Artikel ini mengkaji inovasi pelayanan publik melalui transformasi digital dalam sistem pengawasan desa, dengan fokus pada studi kasus implementasi aplikasi mobile di Badan Pengawas Desa (BPD) Ngamprah. Permasalahan utama yang diidentifikasi adalah belum optimalnya sistem monitoring dan pencatatan program kerja desa secara digital, serta rendahnya literasi keamanan informasi di kalangan anggota BPD. Solusi yang diusulkan adalah pengembangan aplikasi mobile dua-peran dan peningkatan literasi keamanan digital. Penelitian ini menggunakan pendekatan kualitatif dengan metode observasi, wawancara, dan evaluasi partisipatif. Hasil penelitian menunjukkan bahwa implementasi aplikasi mobile secara signifikan meningkatkan efisiensi, transparansi, dan akuntabilitas pengawasan desa, serta meningkatkan kapasitas anggota BPD dalam memanfaatkan teknologi digital. Artikel ini berkontribusi pada literatur inovasi pelayanan publik dan tata kelola pemerintahan desa berbasis digital, serta memberikan rekomendasi praktis bagi pemerintah desa dan pemangku kepentingan terkait.

  1. Pendahuluan
    1.1 Latar Belakang
    Pelayanan publik yang efektif dan efisien merupakan pilar utama dalam mewujudkan tata kelola pemerintahan yang baik. Di era digital saat ini, inovasi berbasis teknologi informasi menjadi krusial untuk meningkatkan kualitas pelayanan publik, termasuk di tingkat desa. Desa sebagai unit pemerintahan terkecil memiliki peran strategis dalam pembangunan nasional, sehingga pengawasan terhadap program kerja desa menjadi sangat penting untuk memastikan akuntabilitas dan transparansi penggunaan sumber daya. Badan Pengawas Desa (BPD) merupakan lembaga yang bertanggung jawab dalam melakukan pengawasan tersebut. Namun, seringkali BPD menghadapi tantangan dalam menjalankan fungsinya secara optimal, terutama terkait dengan sistem monitoring dan pencatatan yang masih konvensional, yang rentan terhadap keterlambatan informasi dan kurangnya dokumentasi sistematis.

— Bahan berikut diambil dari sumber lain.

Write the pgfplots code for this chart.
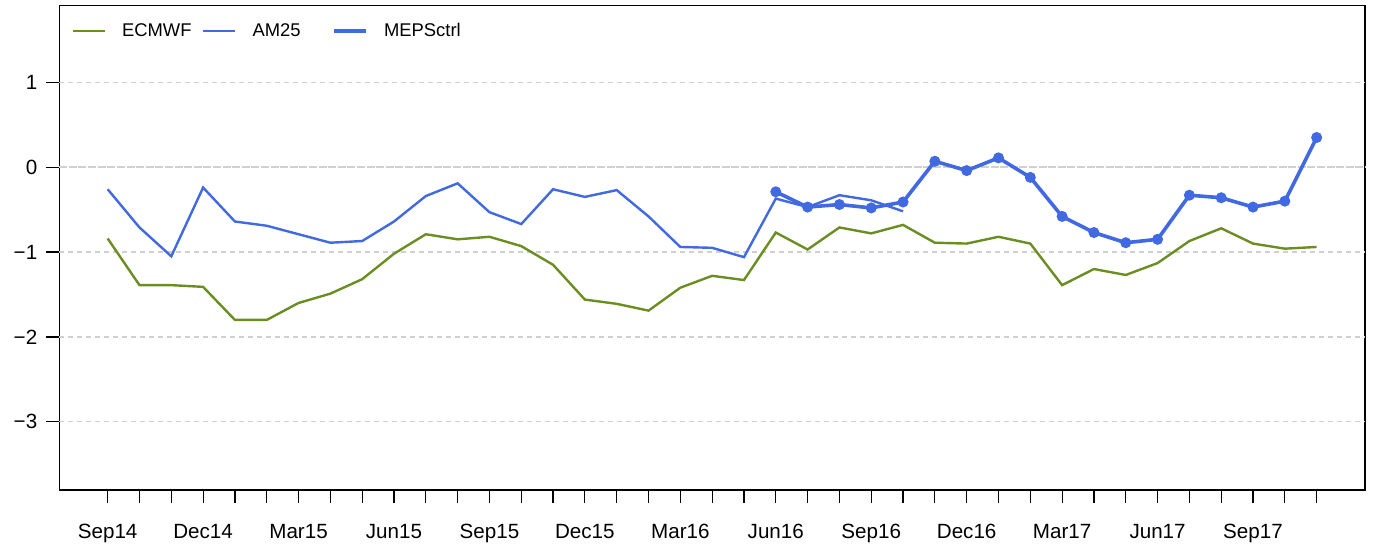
\documentclass[border=0pt]{standalone}
\usepackage{pgfplots}
\pgfplotsset{compat=1.18}
\usepackage{fontspec}
\setmainfont{Liberation Sans}
\definecolor{ecm}{RGB}{107,142,35}
\definecolor{rblue}{RGB}{65,105,225}
\definecolor{gridg}{RGB}{208,208,208}
\begin{document}
\begin{tikzpicture}
\begin{axis}[
  scale only axis,
  width=652.85pt, height=242.15pt,
  xmin=-1.52, xmax=39.52,
  ymin=-3.804, ymax=1.903,
  axis line style={line width=0.6pt},
  tick style={line width=0.6pt, black},
  tick align=outside,
  major tick length=6.5pt,
  xtick={0,...,38},
  xticklabels={Sep14,,,Dec14,,,Mar15,,,Jun15,,,Sep15,,,Dec15,,,Mar16,,,Jun16,,,Sep16,,,Dec16,,,Mar17,,,Jun17,,,Sep17,,},
  ytick={-3,-2,-1,0,1},
  yticklabels={\char"2212 3,\char"2212 2,\char"2212 1,0,1},
  xtick pos=bottom, ytick pos=left,
  /pgf/number format/assume math mode=true,
  tick label style={font=\fontsize{10.3}{12}\selectfont},
  xticklabel style={yshift=-7pt},
  yticklabel style={xshift=-1pt},
  legend style={at={(rel axis cs:0,1)}, anchor=north west, xshift=3pt, yshift=-4.5pt, draw=none, fill=none,
    font=\fontsize{9.2}{11}\selectfont, legend columns=3,
    /tikz/every even column/.append style={text width=38pt}},
  legend cell align=left,
  legend image code/.code={\draw[#1] (0pt,0pt) -- (16pt,0pt); \path (22pt,0pt);},
  clip=false,
]
\coordinate (sw) at (rel axis cs:0,0);
\coordinate (ne) at (rel axis cs:1,1);
\pgfplotsextra{
  \foreach \v in {-3,-2,-1,1}{\draw[gridg, line width=0.6pt, dash pattern=on 2.5pt off 2pt] (axis cs:-1.52,\v) -- (axis cs:39.52,\v);}
  \draw[gridg, line width=0.7pt, dash pattern=on 4pt off 0.8pt] (axis cs:-1.52,0) -- (axis cs:39.52,0);
}
\addplot[ecm, line width=1.2pt, no marks] coordinates {
(0,-0.84)(1,-1.39)(2,-1.39)(3,-1.41)(4,-1.80)(5,-1.80)(6,-1.60)(7,-1.49)(8,-1.32)(9,-1.02)
(10,-0.79)(11,-0.85)(12,-0.82)(13,-0.93)(14,-1.15)(15,-1.56)(16,-1.61)(17,-1.69)(18,-1.42)(19,-1.28)
(20,-1.33)(21,-0.77)(22,-0.97)(23,-0.71)(24,-0.78)(25,-0.68)(26,-0.89)(27,-0.90)(28,-0.82)(29,-0.90)
(30,-1.39)(31,-1.20)(32,-1.27)(33,-1.13)(34,-0.87)(35,-0.72)(36,-0.90)(37,-0.96)(38,-0.94)};
\addlegendentry{ECMWF}
\addplot[rblue, line width=1.2pt, no marks] coordinates {
(0,-0.26)(1,-0.71)(2,-1.05)(3,-0.24)(4,-0.64)(5,-0.69)(6,-0.79)(7,-0.89)(8,-0.87)(9,-0.64)
(10,-0.34)(11,-0.19)(12,-0.53)(13,-0.67)(14,-0.26)(15,-0.35)(16,-0.27)(17,-0.58)(18,-0.94)(19,-0.95)
(20,-1.06)(21,-0.37)(22,-0.47)(23,-0.33)(24,-0.39)(25,-0.52)};
\addlegendentry{AM25}
\addplot[rblue, line width=1.8pt, mark=*, mark size=1.8pt, mark options={solid}] coordinates {
(21,-0.29)(22,-0.47)(23,-0.44)(24,-0.48)(25,-0.41)(26,0.07)(27,-0.04)(28,0.11)(29,-0.12)
(30,-0.58)(31,-0.77)(32,-0.89)(33,-0.85)(34,-0.33)(35,-0.36)(36,-0.47)(37,-0.40)(38,0.35)};
\addlegendentry{MEPSctrl}
\end{axis}
\pgfresetboundingbox
\path[use as bounding box] ([xshift=-29.65pt,yshift=-29pt]sw) rectangle ([xshift=5pt,yshift=2.85pt]ne);
\end{tikzpicture}
\end{document}
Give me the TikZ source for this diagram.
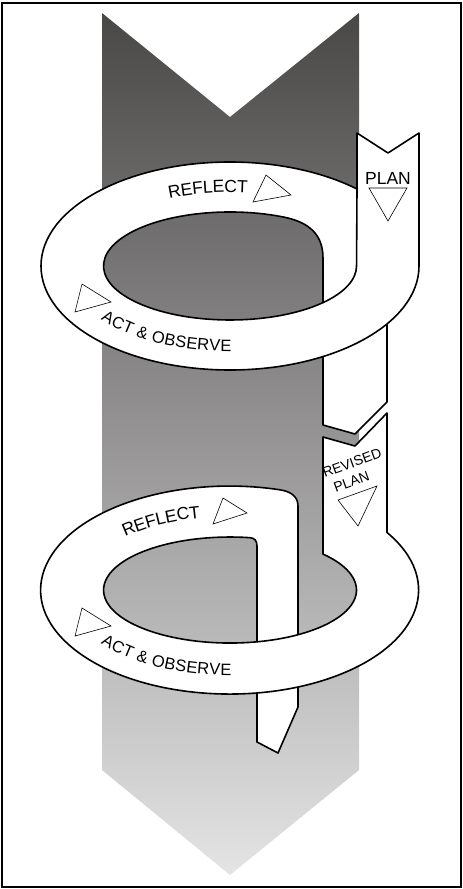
\documentclass[tikz,border=0pt]{standalone}
\usepackage{fontspec}
\setmainfont{Liberation Sans}
\usetikzlibrary{decorations.text}
\definecolor{shaftTop}{HTML}{4A4747}
\definecolor{shaftBottom}{HTML}{E4E4E4}
\newcommand{\reflectsize}{\fontsize{17.5}{17.5}\selectfont}
\newcommand{\actsize}{\fontsize{16.5}{16.5}\selectfont}

\begin{document}
\begin{tikzpicture}[x=1pt,y=1pt,
  ribbon/.style={fill=white,draw=black,line width=1.6pt,line join=round},
  rim/.style={draw=black,line width=1.6pt},
  cue/.style={draw=black,line width=0.6pt},
  band/.style 2 args={decorate,decoration={text along path,raise=#1,text={#2}}}]
  \useasboundingbox (0,0) rectangle (463,-889);
  \draw[line width=1.5pt] (2,-3) rectangle (461,-887);
  % big arrow behind the spiral
  \shade[top color=shaftTop,bottom color=shaftBottom] (102,-13) -- (230,-117) -- (359,-13)
    -- (359,-770) -- (230,-875) -- (102,-770) -- cycle;

  % first cycle
  \path[ribbon] (323,-310) -- (323,-425) -- (355,-434) -- (387,-402) -- (387,-310);
  \path[ribbon,even odd rule] (357,-133) -- (388,-153) -- (419,-133) -- (419,-266)
    arc[start angle=0,end angle=-312.2,x radius=189,y radius=104] -- cycle
    (323,-302.6) arc[start angle=-42.7,end angle=-295,x radius=126.5,y radius=54]
    .. controls (303,-221) and (323,-230) .. (323,-258) -- cycle;
  \path[rim] (323,-302.6) arc[start angle=-42.7,end angle=0,x radius=126.5,y radius=54] -- (357,-189);

  % second cycle
  \path[ribbon] (257,-650) -- (257,-742) -- (278,-753) -- (298,-707) -- (298,-650);
  \path[ribbon,even odd rule] (323,-437) -- (355,-446) -- (387,-413) -- (387,-532.5)
    arc[start angle=33.6,end angle=-285,x radius=189,y radius=104]
    .. controls (290,-491) and (298,-496) .. (298,-506) -- (298,-634.7)
    arc[start angle=-57.5,end angle=42.7,x radius=126.5,y radius=53] -- cycle
    (257,-641.8) arc[start angle=-77.7,end angle=-279,x radius=126.5,y radius=53]
    .. controls (254,-538) and (257,-540) .. (257,-546) -- cycle;
  \path[rim] (257,-641.8) arc[start angle=-77.7,end angle=-57.5,x radius=126.5,y radius=53];

  % direction marks
  \draw[cue] (266,-175) -- (291,-195) -- (253,-202) -- cycle;
  \draw[cue] (369,-188) -- (407,-188) -- (388,-221) -- cycle;
  \draw[cue] (82,-284) -- (111,-302) -- (75,-312) -- cycle;
  \draw[cue] (223,-498) -- (247,-513) -- (213,-524) -- cycle;
  \draw[cue] (338,-500) -- (377,-486) -- (358,-526) -- cycle;
  \draw[cue] (82,-608) -- (111,-626) -- (75,-636) -- cycle;

  % labels
  \node[font=\reflectsize] (plan) at (388,-178) {PLAN};
  \node[font=\fontsize{14}{17.5}\selectfont,rotate=20,align=center,inner sep=0pt] (revised)
    at (355,-471) {REVISED\\\hspace*{-14pt}PLAN};
  \path[band={-5.5pt}{|\reflectsize|REFLECT}] (168.4,-193.3)
    arc[start angle=113,end angle=40,x radius=157.75,y radius=79];
  \path[band={-5.5pt}{|\reflectsize|REFLECT}] (123,-531.9)
    arc[start angle=132.7,end angle=60,x radius=157.75,y radius=79];
  \path[band={-6.5pt}{|\actsize|ACT {\&} OBSERVE}] (104,-313.5)
    arc[start angle=217,end angle=300,x radius=157.75,y radius=79];
  \path[band={-6.5pt}{|\actsize|ACT {\&} OBSERVE}] (104,-637.5)
    arc[start angle=217,end angle=300,x radius=157.75,y radius=79];
\end{tikzpicture}
\end{document}
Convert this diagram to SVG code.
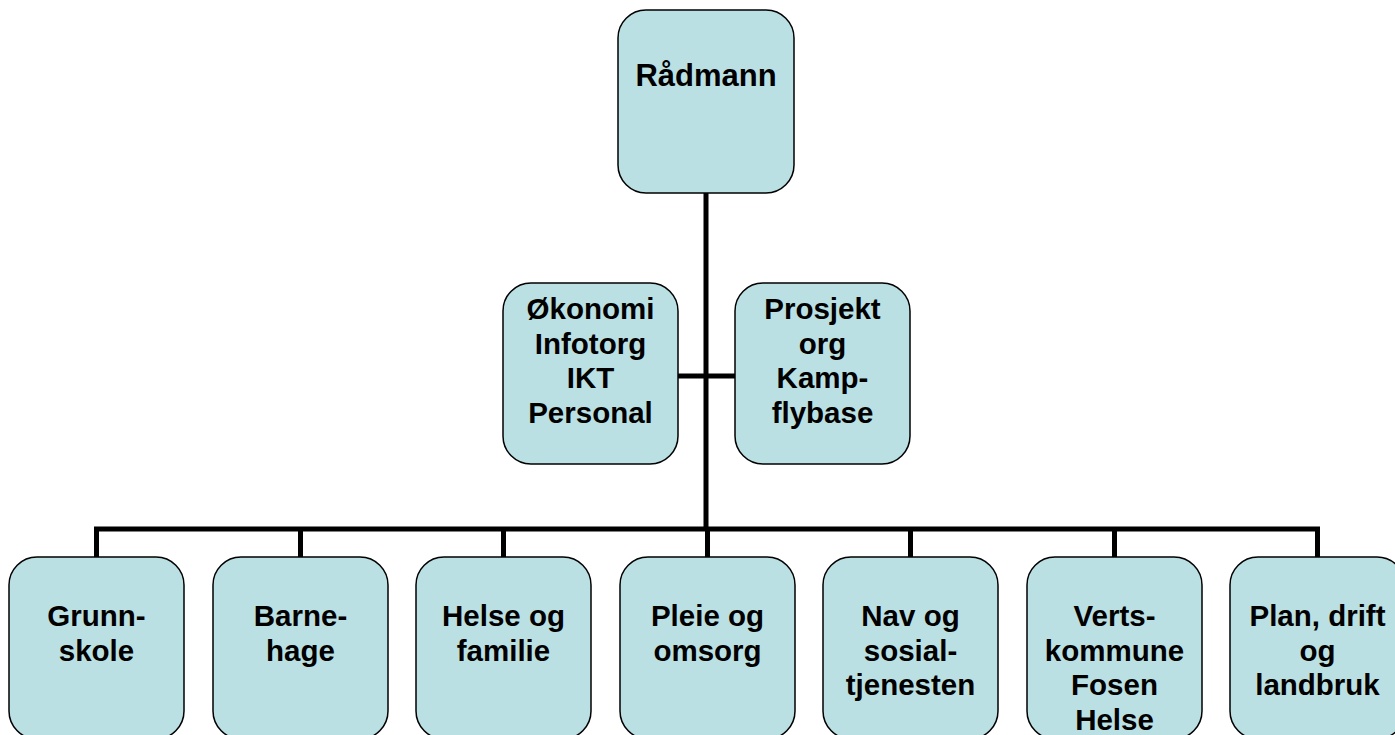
<svg xmlns="http://www.w3.org/2000/svg" width="1395" height="735" viewBox="0 0 1395 735">
<style>
.box{fill:#BBE0E3;stroke:#000;stroke-width:1.5}
.t{font-family:"Liberation Sans",Arial,sans-serif;font-weight:bold;font-size:29.5px;fill:#000;text-anchor:middle}
.c{stroke:#000;stroke-width:5;fill:none}
</style>
<rect width="1395" height="735" fill="#fff"/>
<g id="connectors">
<line class="c" x1="706" y1="193" x2="706" y2="529"/>
<line class="c" x1="678" y1="376" x2="735" y2="376"/>
<polyline class="c" points="96.5,557 96.5,529 1317.5,529 1317.5,557" stroke-linejoin="miter"/>
<line class="c" x1="300.5" y1="529" x2="300.5" y2="557"/>
<line class="c" x1="503.5" y1="529" x2="503.5" y2="557"/>
<line class="c" x1="707.5" y1="529" x2="707.5" y2="557"/>
<line class="c" x1="910.5" y1="529" x2="910.5" y2="557"/>
<line class="c" x1="1114.5" y1="529" x2="1114.5" y2="557"/>
</g>
<g id="radmann"><rect class="box" x="618" y="10" width="176" height="183" rx="28"/><text class="t" x="706" y="86" style="font-size:31px">Rådmann</text></g>
<g id="okonomi"><rect class="box" x="503" y="283" width="175" height="181" rx="28"/>
<text class="t" x="590.5" y="319">Økonomi</text><text class="t" x="590.5" y="353.5">Infotorg</text><text class="t" x="590.5" y="388">IKT</text><text class="t" x="590.5" y="422.5">Personal</text></g>
<g id="prosjekt"><rect class="box" x="735" y="283" width="175" height="181" rx="28"/>
<text class="t" x="822.5" y="319">Prosjekt</text><text class="t" x="822.5" y="353.5">org</text><text class="t" x="822.5" y="388">Kamp-</text><text class="t" x="822.5" y="422.5">flybase</text></g>
<g id="grunnskole"><rect class="box" x="9" y="557" width="175" height="182" rx="28"/>
<text class="t" x="96.5" y="626">Grunn-</text><text class="t" x="96.5" y="661">skole</text></g>
<g id="barnehage"><rect class="box" x="213" y="557" width="175" height="182" rx="28"/>
<text class="t" x="300.5" y="626">Barne-</text><text class="t" x="300.5" y="661">hage</text></g>
<g id="helse"><rect class="box" x="416" y="557" width="175" height="182" rx="28"/>
<text class="t" x="503.5" y="626">Helse og</text><text class="t" x="503.5" y="661">familie</text></g>
<g id="pleie"><rect class="box" x="620" y="557" width="175" height="182" rx="28"/>
<text class="t" x="707.5" y="626">Pleie og</text><text class="t" x="707.5" y="661">omsorg</text></g>
<g id="nav"><rect class="box" x="823" y="557" width="175" height="182" rx="28"/>
<text class="t" x="910.5" y="626">Nav og</text><text class="t" x="910.5" y="661">sosial-</text><text class="t" x="910.5" y="695">tjenesten</text></g>
<g id="verts"><rect class="box" x="1027" y="557" width="175" height="182" rx="28"/>
<text class="t" x="1114.5" y="626">Verts-</text><text class="t" x="1114.5" y="661">kommune</text><text class="t" x="1114.5" y="695">Fosen</text><text class="t" x="1114.5" y="730">Helse</text></g>
<g id="plan"><rect class="box" x="1230" y="557" width="175" height="182" rx="28"/>
<text class="t" x="1317.5" y="626">Plan, drift</text><text class="t" x="1317.5" y="661">og</text><text class="t" x="1317.5" y="695">landbruk</text></g>
</svg>
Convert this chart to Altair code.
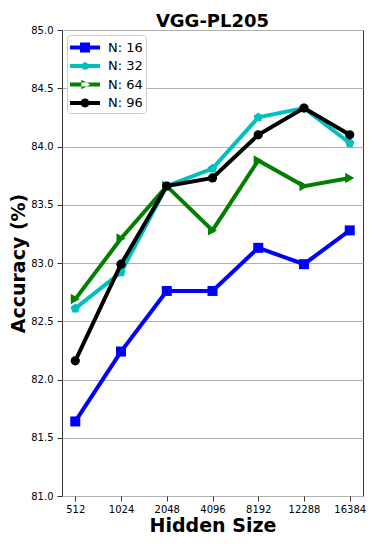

    Studi kasus ini berfokus pada BPD Ngamprah, Kabupaten Bandung Barat, Jawa Barat, yang masih mengandalkan pencatatan manual dan komunikasi lisan dalam memantau program kerja desa. Kondisi ini menyebabkan inefisiensi dalam pelaporan, potensi kesalahan data, dan risiko kebocoran informasi penting desa. Permasalahan ini mengindikasikan kebutuhan mendesak akan solusi digital yang efisien dan aman untuk mendukung kinerja BPD.

    1.2 Permasalahan Mitra
    Berdasarkan observasi dan wawancara mendalam dengan anggota BPD Ngamprah, ditemukan beberapa permasalahan utama:
    • Belum optimalnya sistem monitoring dan pencatatan program kerja desa secara digital: Proses pengawasan masih bergantung pada metode manual dan lisan, yang mengakibatkan keterlambatan informasi dan kurangnya dokumentasi yang sistematis.
    • Rendahnya tingkat literasi keamanan informasi di kalangan anggota BPD: Kurangnya pemahaman tentang aspek keamanan digital berpotensi menimbulkan risiko kebocoran data dan menghambat pemanfaatan teknologi secara optimal dan aman.

    1.3 Tujuan Penelitian
    Penelitian ini bertujuan untuk:
    • Mengimplementasikan aplikasi mobile sebagai alat bantu monitoring program kerja desa oleh BPD Ngamprah secara digital dan sistematis.
    • Mendorong optimalisasi penggunaan teknologi dalam pelaksanaan fungsi pengawasan desa agar lebih efisien, transparan, dan akuntabel.
    • Meningkatkan literasi keamanan digital di kalangan anggota BPD Ngamprah agar mampu memanfaatkan aplikasi mobile tersebut dengan aman dan optimal.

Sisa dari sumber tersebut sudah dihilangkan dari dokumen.